Credit for Time Spent in the SAFPF

          In his first issue, appellant claims that the trial court erred in failing to give him credit for time served in the SAFPF.

          A trial court must give a criminal defendant credit on his sentence “for the time that the defendant has spent in jail in said cause, other than served as a condition of community supervision . . . .” Tex. Code Crim. Proc. Ann. art. 42.03, § 2(a) (Vernon Supp. 2003) (emphasis added). Appellant was credited on his sentence with time spent in jail; however, he argues that he should also have been credited for time spent in the SAFPF because the facility is like a jail, in that it is operated by TDCJ. See Tex. Gov’t Code Ann. § 493.009(a)-(g) (Vernon 1998).

          An SAFPF is not a jail, nor is it treated like one for purposes of the Code of Criminal Procedure’s provisions concerning credit for time served. For this reason, one of our sister courts of appeals has held, albeit in an unpublished opinion, that a defendant could not obtain credit for time served in an SAFPF as a condition of community supervision. See Garcia v. State, 2002 WL 1421539 at *1 (Tex. App.—Amarillo June 28, 2002, no pet.) (not designated for publication).
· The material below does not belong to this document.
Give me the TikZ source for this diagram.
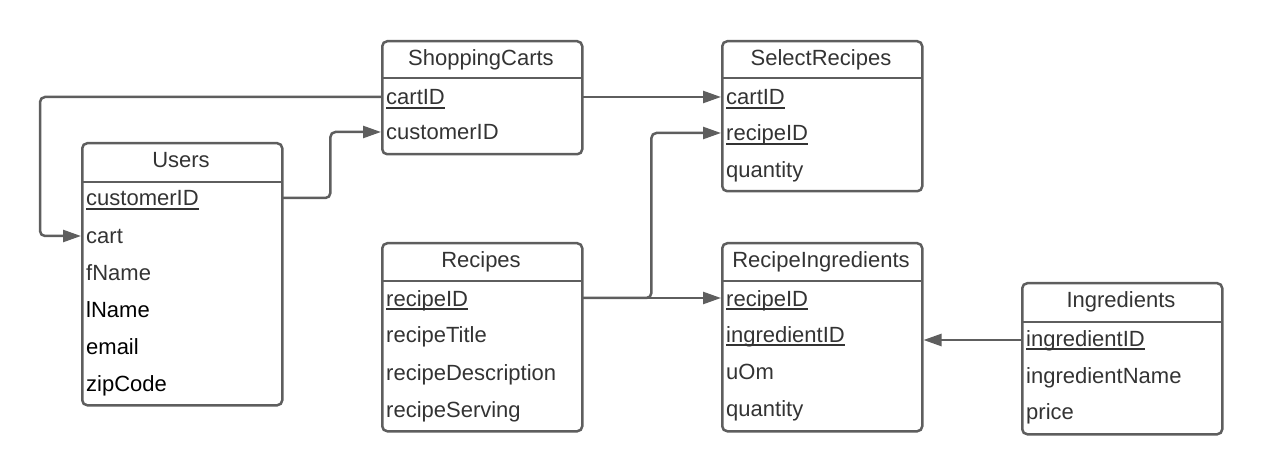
\documentclass[tikz,border=0pt]{standalone}
\usepackage{fontspec}
\setmainfont{Liberation Sans}
\usetikzlibrary{arrows.meta}
\definecolor{edgec}{HTML}{5E5E5E}
\definecolor{txt}{HTML}{333333}
\newcommand\uln[1]{\setbox0\hbox{#1}\rlap{\rule[-4pt]{\wd0}{1.8pt}}\box0}
\begin{document}
\begin{tikzpicture}[x=1pt,y=-1pt,
 tbl/.style={draw=edgec,line width=2.5pt,rounded corners=5pt,anchor=north west,inner sep=0pt,minimum width=200pt},
 hline/.style={draw=edgec,line width=2.5pt},
 hdr/.style={anchor=center,font=\fontsize{22}{26}\selectfont,text=txt,inner sep=0pt,text height=19pt,text depth=3pt},
 row/.style={anchor=west,font=\fontsize{22}{26}\selectfont,text=txt,text height=19pt,text depth=3pt,text width=190pt,align=left,inner xsep=5pt,inner ysep=0pt},
 blk/.style={text=black},
 conn/.style={draw=edgec,line width=2.5pt,rounded corners=5pt,-{Triangle[length=18pt,width=12pt]}}]
\useasboundingbox (0,0) rectangle (1262,473);
% ShoppingCarts
\node[tbl,minimum height=113pt] (sc) at (381,40) {};
\draw[hline] (381,78) -- (581,78);
\node[hdr] (sc-h) at (481,58) {ShoppingCarts};
\node[row] (sc-cartID) at (381,97) {\uln{cartID}};
\node[row] (sc-customerID) at (381,132) {customerID};
% SelectRecipes
\node[tbl,minimum height=150pt] (sr) at (721,40) {};
\draw[hline] (721,78) -- (921,78);
\node[hdr] (sr-h) at (821,58) {SelectRecipes};
\node[row] (sr-cartID) at (721,97) {\uln{cartID}};
\node[row] (sr-recipeID) at (721,133) {\uln{recipeID}};
\node[row] (sr-quantity) at (721,170) {quantity};
% Users
\node[tbl,minimum height=262pt] (us) at (81,142) {};
\draw[hline] (81,182) -- (282,182);
\node[hdr] (us-h) at (181,160) {Users};
\node[row] (us-customerID) at (81,198) {\uln{customerID}};
\node[row] (us-cart) at (81,236) {cart};
\node[row] (us-fName) at (81,272) {fName};
\node[row,blk] (us-lName) at (81,309) {lName};
\node[row,blk] (us-email) at (81,346) {email};
\node[row,blk] (us-zipCode) at (81,383) {zipCode};
% Recipes
\node[tbl,minimum height=188pt] (re) at (381,242) {};
\draw[hline] (381,281) -- (581,281);
\node[hdr] (re-h) at (481,260) {Recipes};
\node[row] (re-recipeID) at (381,298) {\uln{recipeID}};
\node[row] (re-recipeTitle) at (381,334) {recipeTitle};
\node[row] (re-recipeDescription) at (381,372) {recipeDescription};
\node[row] (re-recipeServing) at (381,409) {recipeServing};
% RecipeIngredients
\node[tbl,minimum height=188pt] (ri) at (721,242) {};
\draw[hline] (721,281) -- (921,281);
\node[hdr] (ri-h) at (821,260) {RecipeIngredients};
\node[row] (ri-recipeID) at (721,298) {\uln{recipeID}};
\node[row] (ri-ingredientID) at (721,334) {\uln{ingredientID}};
\node[row] (ri-uOm) at (721,371) {uOm};
\node[row] (ri-quantity) at (721,408) {quantity};
% Ingredients
\node[tbl,minimum height=151pt] (in) at (1021,282) {};
\draw[hline] (1021,322) -- (1221,322);
\node[hdr] (in-h) at (1121,300) {Ingredients};
\node[row] (in-ingredientID) at (1021,338) {\uln{ingredientID}};
\node[row] (in-ingredientName) at (1021,375) {ingredientName};
\node[row] (in-price) at (1021,411) {price};
% connectors
\draw[conn] (sc-cartID.west) -- ++(-341,0) |- (us-cart.west);
\draw[conn] (us-customerID.east) -- ++(49,0) |- (sc-customerID.west);
\draw[conn] (sc-cartID.east) -- (sr-cartID.west);
\draw[conn] (re-recipeID.east) -- (ri-recipeID.west);
\draw[conn] (re-recipeID.east) -- ++(70,0) |- (sr-recipeID.west);
\coordinate (inx) at ([yshift=-2pt]in-ingredientID.west);
\draw[conn] (inx) -- (ri.east |- inx);
\end{tikzpicture}
\end{document}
Additionally, we note that, even if appellant were correct that an SAFPF is the equivalent of a jail for purposes of article 42.03, section 2(a), the trial court would not have been required to give credit for time spent there: giving credit for time in confinement is not precluded, but is also not required, by article 42.03, section 2(a) if the confinement was a condition of community supervision, as it would have been here. See Ex Parte Quinby, 928 S.W.2d 565, 566 (Tex. Crim. App. 1996) (holding that “[Code of Criminal Procedure] [a]rticle 42.03, § 2(a) requires a trial court to give credit for jail time which is not a condition of community supervision, but does not itself preclude credit for confinement as a condition of community supervision, although other statutes do preclude such credit under some situations.”) (citations omitted).